The book is a collection of true, first-hand accounts detailing Corbett’s experiences tracking and hunting man-eating Bengal tigers and Indian leopards in the Kumaon region of the Indian Himalayas, spanning from the 1900s to the 1930s . Each chapter presents a different and harrowing pursuit, including the legendary story of the Champawat tiger, a single tigress Corbett shot in 1907 that was responsible for a documented 436 human deaths . Other notable tales involve the hunting of the Chowgarh tigers, a pair of mother and grown cub that killed 64 people, and the Thak man-eater, his last such hunt at the age of 63 in 1938. The narratives also include lighter moments, such as a tribute to his faithful dog Robin and reflections on the joys of fishing, as well as a final chapter on the importance of tiger conservation.

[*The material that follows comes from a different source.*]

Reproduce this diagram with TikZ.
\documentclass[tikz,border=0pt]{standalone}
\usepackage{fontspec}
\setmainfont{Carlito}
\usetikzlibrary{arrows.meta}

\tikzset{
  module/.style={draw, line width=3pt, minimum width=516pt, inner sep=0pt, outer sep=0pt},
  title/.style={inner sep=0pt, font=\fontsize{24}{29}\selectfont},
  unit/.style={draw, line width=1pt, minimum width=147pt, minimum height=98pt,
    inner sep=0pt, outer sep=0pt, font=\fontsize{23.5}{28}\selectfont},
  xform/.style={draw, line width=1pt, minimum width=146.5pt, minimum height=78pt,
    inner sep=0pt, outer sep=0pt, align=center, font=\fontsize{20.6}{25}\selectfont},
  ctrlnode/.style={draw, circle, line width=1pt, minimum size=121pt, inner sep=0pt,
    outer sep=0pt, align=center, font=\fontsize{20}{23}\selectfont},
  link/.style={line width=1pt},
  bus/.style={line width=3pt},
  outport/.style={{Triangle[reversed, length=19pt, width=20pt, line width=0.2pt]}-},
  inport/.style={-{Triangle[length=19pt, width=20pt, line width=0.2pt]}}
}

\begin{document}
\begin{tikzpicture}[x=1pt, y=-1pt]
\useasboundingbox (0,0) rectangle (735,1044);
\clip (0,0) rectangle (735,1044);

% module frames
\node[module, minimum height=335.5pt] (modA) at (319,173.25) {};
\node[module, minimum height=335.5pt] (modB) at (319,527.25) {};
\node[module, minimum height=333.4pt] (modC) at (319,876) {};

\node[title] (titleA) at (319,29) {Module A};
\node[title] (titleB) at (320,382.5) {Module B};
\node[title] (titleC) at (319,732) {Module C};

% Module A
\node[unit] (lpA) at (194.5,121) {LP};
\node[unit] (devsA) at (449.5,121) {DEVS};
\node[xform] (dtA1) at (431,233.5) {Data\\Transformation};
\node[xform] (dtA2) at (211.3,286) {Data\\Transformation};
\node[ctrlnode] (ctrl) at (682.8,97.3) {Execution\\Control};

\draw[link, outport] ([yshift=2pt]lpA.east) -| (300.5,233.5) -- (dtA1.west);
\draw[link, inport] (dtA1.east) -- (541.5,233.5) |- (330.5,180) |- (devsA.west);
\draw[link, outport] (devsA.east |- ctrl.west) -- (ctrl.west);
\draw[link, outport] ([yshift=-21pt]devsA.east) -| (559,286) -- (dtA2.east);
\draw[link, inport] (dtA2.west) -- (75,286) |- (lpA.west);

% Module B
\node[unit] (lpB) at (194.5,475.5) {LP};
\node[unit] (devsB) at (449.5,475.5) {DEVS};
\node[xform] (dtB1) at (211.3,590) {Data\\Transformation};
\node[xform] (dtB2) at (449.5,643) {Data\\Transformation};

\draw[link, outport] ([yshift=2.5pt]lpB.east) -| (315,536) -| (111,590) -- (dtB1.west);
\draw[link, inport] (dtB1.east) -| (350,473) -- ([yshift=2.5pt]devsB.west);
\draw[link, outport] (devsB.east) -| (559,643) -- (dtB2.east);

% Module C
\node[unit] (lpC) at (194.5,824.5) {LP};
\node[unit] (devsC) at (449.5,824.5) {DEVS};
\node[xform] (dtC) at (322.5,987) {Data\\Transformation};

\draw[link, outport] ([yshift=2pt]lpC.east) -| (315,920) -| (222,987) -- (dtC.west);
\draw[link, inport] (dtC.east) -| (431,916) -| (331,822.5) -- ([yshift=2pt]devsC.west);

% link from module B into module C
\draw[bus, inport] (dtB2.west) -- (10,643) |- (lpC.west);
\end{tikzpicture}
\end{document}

The 1944 first edition, published during World War II, had a small print run due to paper shortages and contained a chapter titled “Just Tigers” and extra photographs not found in later editions . Its success was immediate and immense. By 1946, over half a million copies were in print, and it has since sold over four million copies worldwide, being translated into numerous languages . The book’s enduring legacy lies in its thrilling, compassionate portrayal of the Indian jungle and its deep empathy for the impoverished villagers terrorized by these predators.